Vigilante improvisa 'drone caipira' com pipa no interior de São Paulo

Sem dinheiro, fotógrafo amador usa criatividade e dá oficina para crianças

Helba Diniz
Ribeirão Preto

A paixão pela fotografia e as alturas e a falta de dinheiro para realizar o sonho de comprar um drone levaram Luciano Semeão, 43, vigilante de Cajuru, no interior paulista, a usar a criatividade.

Numa brincadeira com amigos há quatro anos, ele programou uma câmera para tirar fotos automaticamente e a jogou para cima. Gostou do resultado e da experiência e pensou: por que não tirar fotos do alto sem o drone?

Inventou então uma espécie de "drone caipira": uma pipa de 1,2 m por 1,1 m, com uma GoPro (uma câmera compacta, leve, que pesa 72 g) acoplada, comandada por uma linha reforçada de algodão.

"Ela alcança no máximo 300 metros de altura, dependendo do vento e da corrente de ar", explica ele sobre a engenhoca. "Diferentemente do drone, que pode não sair do chão sob essas condições, porque correntes de vento fortes podem prejudicar seu voo".

Semeão fotografa em lugares abertos, para minimizar os riscos de atingir equipamentos ou pessoas. Lavouras, fazendas, cachoeiras, montanhas e praias, tudo é cenário.

Feita com tecido de sombrinha, varetas de bambu e isopor de bandeja de legumes no estabilizador da câmera, a pipa é confeccionada com linha, agulha e na máquina de costura, pelo próprio vigilante.

A linha é de cordonê —usada para costurar couro. Ele usa um aplicativo de celular para garantir as imagens.

A primeira pipa, feita há quatro anos, era de papel e vem sendo aperfeiçoada. "Com o estabilizador, comecei também a gravar imagens, mas não é fácil, o equipamento movimenta muito com o vento", diz.

Segundo a Anac (Agência de Aviação Civil) como a pipa não tem motor, Luciano deve seguir as orientações do Decea (Departamento de Controle do Espaço Aéreo).

O Decea diz que, por analogia, a pipa é tratada como um balão cativo, preso ao chão por amarras.
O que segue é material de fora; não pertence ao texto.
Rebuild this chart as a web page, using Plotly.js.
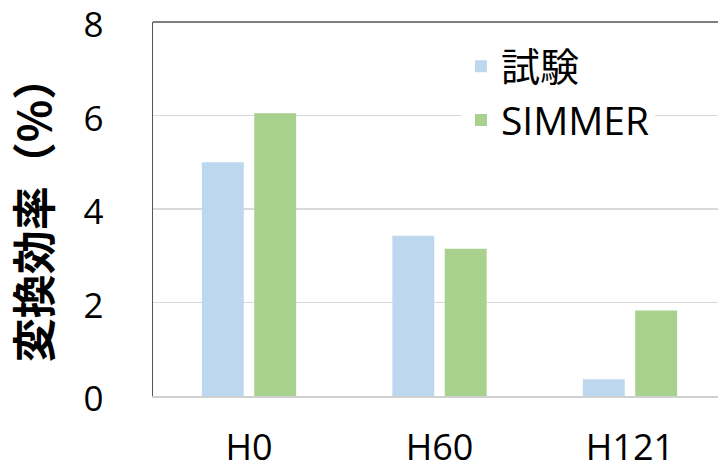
<!DOCTYPE html>
<html>
<head>
<meta charset="utf-8">
<script src="https://cdn.plot.ly/plotly-3.0.1.min.js"></script>
<style>html,body{margin:0;padding:0;background:#fff;}#chart{width:718px;height:473px;}</style>
</head>
<body>
<div id="chart"></div>
<script>
var categories = ['H0', 'H60', 'H121'];
var seriesNames = ['試験', 'SIMMER'];
var testValues = [5.0, 3.43, 0.36];
var simmerValues = [6.05, 3.15, 1.83];
var yTickValues = [0, 2, 4, 6, 8];
var yTickLabels = ['0', '2', '4', '6', '8'];

var traces = [
  {type: 'bar', name: seriesNames[0], x: categories, y: testValues,
   marker: {color: '#BDD7EE'}, legendgroup: 'a', hoverinfo: 'none'},
  {type: 'bar', name: seriesNames[1], x: categories, y: simmerValues,
   marker: {color: '#A9D18E'}, legendgroup: 'b', hoverinfo: 'none'}
];

var layout = {
  width: 718, height: 473,
  margin: {l: 153, r: 0, t: 22, b: 77},
  paper_bgcolor: '#fff', plot_bgcolor: '#fff',
  barmode: 'group', bargap: 0.45, bargroupgap: 0.2,
  font: {family: 'Open Sans, Noto Sans CJK JP, sans-serif', color: '#000'},
  xaxis: {
    type: 'category', range: [-0.504, 2.462],
    showline: true, linecolor: '#d0d0d0', linewidth: 1.5,
    showgrid: false, zeroline: false, ticks: '',
    tickfont: {size: 36, family: 'Open Sans, sans-serif'},
    ticklabelstandoff: 19
  },
  yaxis: {
    range: [0, 8.0001], tickmode: 'array', tickvals: yTickValues, ticktext: yTickLabels,
    ticklabeloverflow: 'allow', ticklabelshift: 3,
    showline: true, linecolor: '#555', linewidth: 1.5,
    showgrid: true, gridcolor: '#d9d9d9', gridwidth: 1.5, zeroline: false, ticks: '',
    tickfont: {size: 35, family: 'Open Sans, sans-serif'},
    ticklabelstandoff: 41,
    title: {text: '変換効率（%）', font: {size: 44, family: 'Noto Sans CJK JP, sans-serif', weight: 'bold'}, standoff: 18}
  },
  shapes: [{type: 'line', xref: 'paper', yref: 'paper', x0: 0, x1: 1, y0: 1, y1: 1,
            line: {color: '#555', width: 1.5}}],
  legend: {
    x: 0.545, y: 0.967, xanchor: 'left', yanchor: 'top',
    bgcolor: '#fff', font: {size: 39, family: 'Open Sans, Noto Sans CJK JP, sans-serif'},
    traceorder: 'grouped', tracegroupgap: 0
  },
  showlegend: true
};

Plotly.newPlot('chart', traces, layout, {displayModeBar: false, staticPlot: true});
</script>
</body>
</html>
Como alcança 300 m, pode gerar ameaça à segurança das operações aéreas.

Se alçada próximo a um aeroporto, por exemplo, pode trazer perigo de colisão aos aviões pousando ou decolando por instrumentos (nas quais o piloto se baseia nos computadores, em vez de referência visual). Semeão diz que deve pedir permissão ao Decea. 

Há um mês, o vigilante deu uma oficina para crianças no Sesc de Ribeirão Preto (a 290 km de SP). Foram 20 alunos de 6 a 15 anos de idade, além dos pais de alguns alunos. Depois será a vez do Sesc de Campinas receber o projeto. 

Nas aulas, a pipa —que remonta a várias culturas e surgiu na China antiga— encanta a criançada. "Eu ensino a fazer a pipa e a acoplar a câmera na linha", diz. Segundo ele, o interesse dos alunos é grande. "Só não é maior do que o prazer de ensinar."

Semeão enfrentou muitas dificuldades, com uma infância marcada pela pobreza. Há cinco anos teve um problema na coluna que o deixou numa cadeira de rodas por mais de um ano —consequência, diz, do excesso de esforço em usinas de cana e fazendas de café. 

O vigilante se recuperou depois de uma cirurgia. A história de superação e a repercussão sobre o "drone caipira" chamaram atenção de uma produtora de filmes que o indicou para conduzir a tocha olímpica em Ribeirão, em 2016. "Ainda guardo o uniforme e a tocha. Foi emocionante."